Dead Men Left

Wednesday, June 08, 2005

Bad debt

Not good:

Royal Bank of Scotland, Britain's second biggest bank, today reported an increase in provisions to cover bad debt as economic conditions for customers become tougher.

The Edinburgh-based bank has followed rivals, including Barclays, in revealing that credit arrears had grown. However, it insisted there was no cause for alarm and said the figures were "within normal parameters".

Under abnormal conditions. Private borrowing is now somewhat over £1 trillion in the UK. What Will Hutton praises as "boosting personal spending via easy credit and mortgages collateralised against property" has seen the British economy through an extraordinary period of government and trade deficits alongside huge private dissaving. That situation can rest for as long as "easy credit and mortgages" can be provided by the financial sector; but the more they are asked to provide, the more unstable this uneasy balancing act becomes.

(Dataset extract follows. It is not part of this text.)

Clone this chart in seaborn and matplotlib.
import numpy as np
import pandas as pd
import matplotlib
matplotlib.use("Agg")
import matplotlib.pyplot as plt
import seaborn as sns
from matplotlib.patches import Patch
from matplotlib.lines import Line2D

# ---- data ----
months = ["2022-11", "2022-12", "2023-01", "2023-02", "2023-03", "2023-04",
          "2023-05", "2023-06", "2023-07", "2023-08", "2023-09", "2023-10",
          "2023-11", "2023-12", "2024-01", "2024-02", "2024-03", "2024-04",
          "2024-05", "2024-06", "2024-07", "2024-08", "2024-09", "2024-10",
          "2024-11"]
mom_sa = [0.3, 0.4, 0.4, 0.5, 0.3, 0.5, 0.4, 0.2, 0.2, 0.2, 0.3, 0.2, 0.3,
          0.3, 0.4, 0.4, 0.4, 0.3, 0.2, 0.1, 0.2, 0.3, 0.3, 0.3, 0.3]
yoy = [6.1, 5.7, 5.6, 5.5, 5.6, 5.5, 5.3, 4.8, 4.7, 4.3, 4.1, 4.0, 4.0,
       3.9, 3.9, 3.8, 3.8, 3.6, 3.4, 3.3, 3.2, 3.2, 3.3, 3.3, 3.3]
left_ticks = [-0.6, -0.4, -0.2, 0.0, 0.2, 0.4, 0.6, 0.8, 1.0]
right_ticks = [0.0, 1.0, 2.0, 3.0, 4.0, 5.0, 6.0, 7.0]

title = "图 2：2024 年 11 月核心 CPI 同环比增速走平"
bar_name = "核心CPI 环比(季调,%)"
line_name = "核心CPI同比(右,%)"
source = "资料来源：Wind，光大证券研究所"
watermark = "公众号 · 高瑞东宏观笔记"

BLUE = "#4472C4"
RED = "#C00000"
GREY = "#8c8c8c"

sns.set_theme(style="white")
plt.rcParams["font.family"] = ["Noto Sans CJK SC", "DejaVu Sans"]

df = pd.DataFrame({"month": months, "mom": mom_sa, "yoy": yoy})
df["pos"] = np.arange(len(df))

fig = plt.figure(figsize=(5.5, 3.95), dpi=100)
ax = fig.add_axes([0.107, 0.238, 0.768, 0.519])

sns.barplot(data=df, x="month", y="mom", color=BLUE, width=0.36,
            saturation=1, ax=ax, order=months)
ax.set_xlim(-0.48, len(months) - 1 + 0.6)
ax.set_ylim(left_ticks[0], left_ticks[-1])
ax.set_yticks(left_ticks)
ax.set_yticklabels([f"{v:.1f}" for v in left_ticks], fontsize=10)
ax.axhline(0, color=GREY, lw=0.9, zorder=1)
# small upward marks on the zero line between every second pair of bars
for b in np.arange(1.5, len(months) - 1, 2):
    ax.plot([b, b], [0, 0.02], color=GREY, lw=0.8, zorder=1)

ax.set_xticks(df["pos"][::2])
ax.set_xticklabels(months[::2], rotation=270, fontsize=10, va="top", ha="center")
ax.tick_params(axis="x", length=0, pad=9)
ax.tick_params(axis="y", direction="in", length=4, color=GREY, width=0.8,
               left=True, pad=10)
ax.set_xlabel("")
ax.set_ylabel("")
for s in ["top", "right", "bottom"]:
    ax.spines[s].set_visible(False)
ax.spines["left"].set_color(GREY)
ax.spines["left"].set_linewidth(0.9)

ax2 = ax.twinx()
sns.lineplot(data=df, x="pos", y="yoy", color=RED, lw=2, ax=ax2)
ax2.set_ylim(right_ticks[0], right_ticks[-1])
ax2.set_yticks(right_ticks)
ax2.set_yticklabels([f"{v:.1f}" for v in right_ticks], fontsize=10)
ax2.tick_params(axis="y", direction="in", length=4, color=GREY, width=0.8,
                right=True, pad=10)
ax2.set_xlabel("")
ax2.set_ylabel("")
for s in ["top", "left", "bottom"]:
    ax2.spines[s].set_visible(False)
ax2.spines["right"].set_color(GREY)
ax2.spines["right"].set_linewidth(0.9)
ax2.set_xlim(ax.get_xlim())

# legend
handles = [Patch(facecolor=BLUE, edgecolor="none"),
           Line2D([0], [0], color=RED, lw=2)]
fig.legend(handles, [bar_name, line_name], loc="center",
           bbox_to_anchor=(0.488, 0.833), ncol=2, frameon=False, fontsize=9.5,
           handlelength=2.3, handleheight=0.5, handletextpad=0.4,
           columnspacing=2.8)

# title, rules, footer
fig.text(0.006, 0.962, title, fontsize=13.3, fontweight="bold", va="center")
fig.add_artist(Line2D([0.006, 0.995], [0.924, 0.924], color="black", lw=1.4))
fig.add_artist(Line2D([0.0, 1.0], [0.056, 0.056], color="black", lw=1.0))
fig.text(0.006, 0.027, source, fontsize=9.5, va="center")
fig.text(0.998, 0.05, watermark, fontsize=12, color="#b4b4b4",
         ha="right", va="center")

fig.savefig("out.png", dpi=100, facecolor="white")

Each new loan advanced exposes a bank to an increased risk of default. To insure against default, they can demand collateral. But the value of that collateral - house prices - is itself determined within this financial circuit. The insoluble problem is that the point at which property prices turn sour and banks become less willing to provide debt is precisely the point at which further loans are needed by consumers. One indicator here is repossesions, which are already rising significantly.

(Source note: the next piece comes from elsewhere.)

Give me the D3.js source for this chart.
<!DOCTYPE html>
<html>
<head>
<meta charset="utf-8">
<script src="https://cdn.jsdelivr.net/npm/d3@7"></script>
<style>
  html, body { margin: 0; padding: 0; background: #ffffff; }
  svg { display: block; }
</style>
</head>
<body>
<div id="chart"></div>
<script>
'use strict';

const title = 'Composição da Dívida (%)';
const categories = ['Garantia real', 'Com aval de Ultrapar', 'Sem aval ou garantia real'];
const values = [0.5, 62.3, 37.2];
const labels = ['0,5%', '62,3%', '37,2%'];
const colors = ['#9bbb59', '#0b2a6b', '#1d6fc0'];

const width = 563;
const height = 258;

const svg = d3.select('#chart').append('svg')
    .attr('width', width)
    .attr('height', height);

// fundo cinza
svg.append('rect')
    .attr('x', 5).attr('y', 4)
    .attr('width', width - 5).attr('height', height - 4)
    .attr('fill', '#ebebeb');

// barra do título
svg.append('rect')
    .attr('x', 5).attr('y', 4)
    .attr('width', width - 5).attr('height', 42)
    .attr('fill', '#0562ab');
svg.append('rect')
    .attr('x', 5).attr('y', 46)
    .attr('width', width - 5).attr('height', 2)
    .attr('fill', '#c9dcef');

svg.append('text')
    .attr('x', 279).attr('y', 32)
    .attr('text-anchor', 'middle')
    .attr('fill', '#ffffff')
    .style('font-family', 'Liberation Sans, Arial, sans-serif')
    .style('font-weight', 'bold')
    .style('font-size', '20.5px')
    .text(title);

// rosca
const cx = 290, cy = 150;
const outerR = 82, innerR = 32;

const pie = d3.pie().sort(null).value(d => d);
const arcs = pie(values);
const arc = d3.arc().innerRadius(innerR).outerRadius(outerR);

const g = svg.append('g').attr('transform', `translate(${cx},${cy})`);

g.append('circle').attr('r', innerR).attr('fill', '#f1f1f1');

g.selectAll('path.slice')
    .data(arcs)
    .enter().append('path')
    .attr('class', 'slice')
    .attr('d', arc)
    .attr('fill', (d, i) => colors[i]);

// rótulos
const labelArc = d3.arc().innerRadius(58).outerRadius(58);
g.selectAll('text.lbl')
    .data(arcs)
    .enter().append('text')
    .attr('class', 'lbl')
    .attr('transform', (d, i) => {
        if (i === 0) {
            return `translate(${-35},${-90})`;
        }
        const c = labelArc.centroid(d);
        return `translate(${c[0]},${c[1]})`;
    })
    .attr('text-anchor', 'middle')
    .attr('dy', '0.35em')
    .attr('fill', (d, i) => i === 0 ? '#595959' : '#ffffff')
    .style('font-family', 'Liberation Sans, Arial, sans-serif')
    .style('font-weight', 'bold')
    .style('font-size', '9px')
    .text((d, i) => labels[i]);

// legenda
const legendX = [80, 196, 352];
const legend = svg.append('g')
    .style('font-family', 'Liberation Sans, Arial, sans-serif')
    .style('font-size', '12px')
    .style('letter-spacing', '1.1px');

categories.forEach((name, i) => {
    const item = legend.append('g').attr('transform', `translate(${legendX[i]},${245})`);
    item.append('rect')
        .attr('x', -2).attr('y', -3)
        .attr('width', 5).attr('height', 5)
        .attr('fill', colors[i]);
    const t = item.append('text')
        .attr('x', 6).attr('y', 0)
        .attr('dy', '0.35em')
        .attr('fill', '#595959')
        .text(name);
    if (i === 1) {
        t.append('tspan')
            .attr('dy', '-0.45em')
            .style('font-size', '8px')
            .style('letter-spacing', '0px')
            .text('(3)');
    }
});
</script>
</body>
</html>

This doesn't mean a return to the breadlines, nor even that a recession is inevitable. It does mean that New Labour's claims to have transformed the UK economy through their economic reforms will be put to the test. Significant structural weaknesses have been covered over by the consumer borrowing boom. The lopsided dependence on the service sector to deliver growth, for example, is fine until the service sector stops growing (or, at least, stops growing so fast). For those in "flexibilised" labour markets, and carrying huge levels of personal debt, those economic weaknesses translate too quickly into direct personal hardship.